** Rows from a dataset of charts and code **

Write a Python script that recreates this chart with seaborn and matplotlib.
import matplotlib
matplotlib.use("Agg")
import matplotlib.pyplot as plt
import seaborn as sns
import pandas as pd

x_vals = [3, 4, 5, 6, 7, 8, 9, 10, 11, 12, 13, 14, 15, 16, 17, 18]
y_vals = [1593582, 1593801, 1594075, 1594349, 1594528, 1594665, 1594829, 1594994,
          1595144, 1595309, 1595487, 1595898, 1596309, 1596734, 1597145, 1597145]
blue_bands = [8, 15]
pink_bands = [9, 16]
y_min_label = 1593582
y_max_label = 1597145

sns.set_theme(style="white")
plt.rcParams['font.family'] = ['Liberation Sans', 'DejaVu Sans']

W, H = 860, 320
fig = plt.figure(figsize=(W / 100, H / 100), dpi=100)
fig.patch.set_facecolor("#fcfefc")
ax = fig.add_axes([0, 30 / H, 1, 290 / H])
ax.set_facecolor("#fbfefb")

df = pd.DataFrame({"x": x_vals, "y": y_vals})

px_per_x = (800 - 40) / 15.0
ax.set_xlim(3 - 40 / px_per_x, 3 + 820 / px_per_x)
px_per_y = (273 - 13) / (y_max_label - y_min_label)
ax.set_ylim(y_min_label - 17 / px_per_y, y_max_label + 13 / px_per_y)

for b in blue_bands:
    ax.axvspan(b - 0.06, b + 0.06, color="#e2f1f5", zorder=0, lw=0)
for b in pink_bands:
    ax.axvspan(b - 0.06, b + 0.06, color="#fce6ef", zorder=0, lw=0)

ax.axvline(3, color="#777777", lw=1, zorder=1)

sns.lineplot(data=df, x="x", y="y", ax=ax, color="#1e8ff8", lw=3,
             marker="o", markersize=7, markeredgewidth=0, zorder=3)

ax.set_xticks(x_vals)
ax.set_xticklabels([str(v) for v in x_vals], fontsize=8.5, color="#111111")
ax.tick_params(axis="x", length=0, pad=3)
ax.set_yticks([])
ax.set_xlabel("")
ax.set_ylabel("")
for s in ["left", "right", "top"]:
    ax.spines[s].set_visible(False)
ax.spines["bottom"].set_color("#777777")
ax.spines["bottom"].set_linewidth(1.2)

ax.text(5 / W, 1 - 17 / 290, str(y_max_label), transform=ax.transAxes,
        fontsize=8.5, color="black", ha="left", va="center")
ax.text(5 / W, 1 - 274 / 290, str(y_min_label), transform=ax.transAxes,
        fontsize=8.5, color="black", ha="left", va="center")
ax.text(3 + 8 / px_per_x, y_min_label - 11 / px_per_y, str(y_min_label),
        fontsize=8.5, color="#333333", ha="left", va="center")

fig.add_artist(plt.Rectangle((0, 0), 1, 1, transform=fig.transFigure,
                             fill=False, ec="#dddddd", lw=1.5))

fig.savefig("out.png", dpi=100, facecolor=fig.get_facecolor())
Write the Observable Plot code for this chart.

** What is required **
Give back exactly the material above from its opening line to the line bearing "y_max_label = 1597145".

** Output for this task **
Write a Python script that recreates this chart with seaborn and matplotlib.
import matplotlib
matplotlib.use("Agg")
import matplotlib.pyplot as plt
import seaborn as sns
import pandas as pd

x_vals = [3, 4, 5, 6, 7, 8, 9, 10, 11, 12, 13, 14, 15, 16, 17, 18]
y_vals = [1593582, 1593801, 1594075, 1594349, 1594528, 1594665, 1594829, 1594994,
          1595144, 1595309, 1595487, 1595898, 1596309, 1596734, 1597145, 1597145]
blue_bands = [8, 15]
pink_bands = [9, 16]
y_min_label = 1593582
y_max_label = 1597145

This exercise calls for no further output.